A new report by the Health Foundation is calling for more support for providers of NHS care in England to ensure quality of care for patients does not deteriorate.
It is projected that by 2021 there will be a £30bn gap between the budget for the NHS in England and what it actually needs to deliver services. Until now, the financial squeeze has not impacted on overall quality of care for patients, as measured by national indicators. But with 60 Trusts now in the red, the Health Foundation says that ‘cracks are starting to appear’.
It states that quality of care is deteriorating in some key areas such as mental health, 18-week waiting times and cancer waits. Ignoring these challenges risks an avoidable crisis in the NHS in the months and years to come. To tackle these challenges, More than money: closing the NHS quality gap advocates that significant changes to services should be accelerated to improve and maintain quality.

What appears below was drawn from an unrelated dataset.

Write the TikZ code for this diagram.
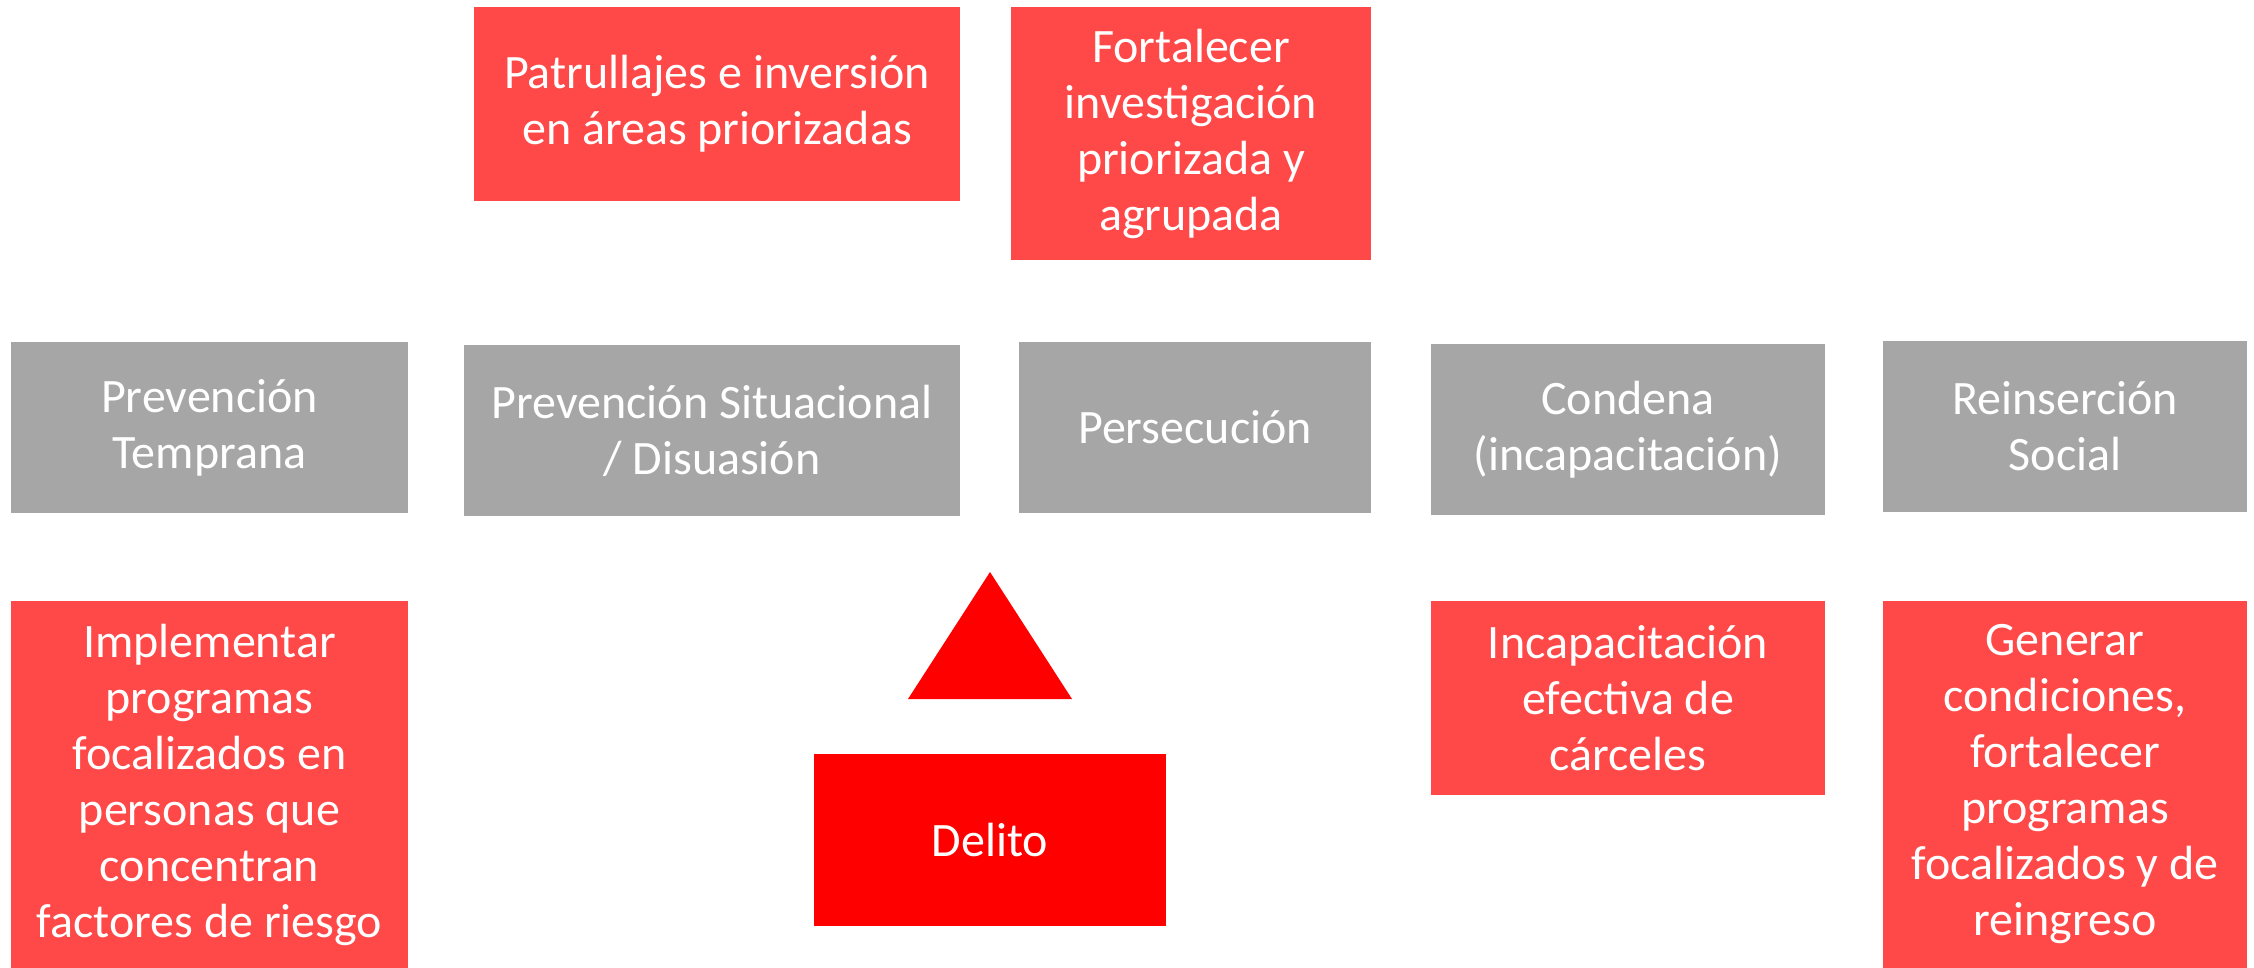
\documentclass[tikz,border=0pt]{standalone}
\usepackage{fontspec}
\setmainfont{Carlito}
\usepackage{tikz}

\definecolor{lightred}{HTML}{FF4848}
\definecolor{boxgray}{HTML}{A6A6A6}
\definecolor{strongred}{HTML}{FF0000}

\tikzset{
	box/.style={inner sep=0pt, align=center, text=white, font=\fontsize{24}{28}\selectfont},
	redbox/.style={box, fill=lightred},
	graybox/.style={box, fill=boxgray},
}

\begin{document}
\begin{tikzpicture}[x=0.5pt, y=-0.5pt]
	\useasboundingbox (0,0) rectangle (2254,968);
	% acciones superiores
	\node[redbox, minimum width=243pt, minimum height=97pt] (patrullaje) at (717,104) {Patrullajes e inversión\\en áreas priorizadas};
	\node[redbox, minimum width=180pt, minimum height=126.5pt] (investigacion) at (1191,133.5) {Fortalecer\\investigación\\priorizada y\\agrupada};
	% etapas
	\node[graybox, minimum width=198.5pt, minimum height=85.5pt] (temprana) at (209.5,427.5) {Prevención\\Temprana};
	\node[graybox, minimum width=248pt, minimum height=85.5pt] (situacional) at (712,430.5) {Prevención Situacional\\/ Disuasión};
	\node[graybox, minimum width=176pt, minimum height=85.5pt] (persecucion) at (1195,427.5) {Persecución};
	\node[graybox, minimum width=197pt, minimum height=85.5pt] (condena) at (1628,429.5) {Condena\\(incapacitación)};
	\node[graybox, minimum width=182pt, minimum height=85.5pt] (reinsercion) at (2065,426.5) {Reinserción\\Social};
	% acciones inferiores
	\node[redbox, minimum width=198.5pt, minimum height=183.5pt] (programas) at (209.5,784.5) {Implementar\\programas\\focalizados en\\personas que\\concentran\\factores de riesgo};
	\node[redbox, minimum width=197pt, minimum height=97pt] (carceles) at (1628,698) {Incapacitación\\efectiva de\\cárceles};
	\node[redbox, minimum width=182pt, minimum height=183.5pt] (reingreso) at (2065,784.5) {Generar\\condiciones,\\fortalecer\\programas\\focalizados y de\\reingreso};
	% delito
	\fill[strongred] (990,572) -- (1072,699) -- (908,699) -- cycle;
	\node[box, fill=strongred, minimum width=176pt, minimum height=86pt] (delito) at (990,840) {Delito};
\end{tikzpicture}
\end{document}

It highlights the need for more coordinated care across different settings, more care provided outside of hospitals, and a greater role for patients through self-management and shared decision making. The complexity of these changes means they will take time and require sustained support – managerial, clinical, financial and political – across the NHS.
The report also argues that while extra money is needed for the NHS both in the short term (a transformation fund) and on an ongoing basis, money alone will not be enough to provide a comprehensive NHS that delivers care to existing levels of quality.
The report outlines three ways that this change can be supported within the NHS:
• Systematic improvement support for providers: The key organisations within the healthcare system should support providers of care in implementing improvements to services, both within their own organisation and working with other providers to deliver integrated care. Such support might include building skills in basic management, change management, improvement skills and analysis, all with the objective of improving quality and efficiency.
• Targeted resources: Two types of funding are needed: first a ‘transformation fund’ to allow new services to be introduced and existing services to be improved; and second, as the financial gap cannot be closed by productivity alone, ongoing additional funding.
• Political openness and support for change: Political support is critical for the changes needed both in the short and medium term. This should involve candid dialogue between politicians and both the public and NHS about the challenges, and why significant change is needed now.
Richard Taunt director of policy at the Health Foundation, and lead author of the report, said: “A debate is needed about how the NHS can best be supported to become more efficient and consistently provide high quality care. There is a risk that discussions around whether the NHS should be funded by the public or private purse become a dangerous distraction, at a time when the collective attention of the health service needs to be on how to deliver consistent and high quality care.”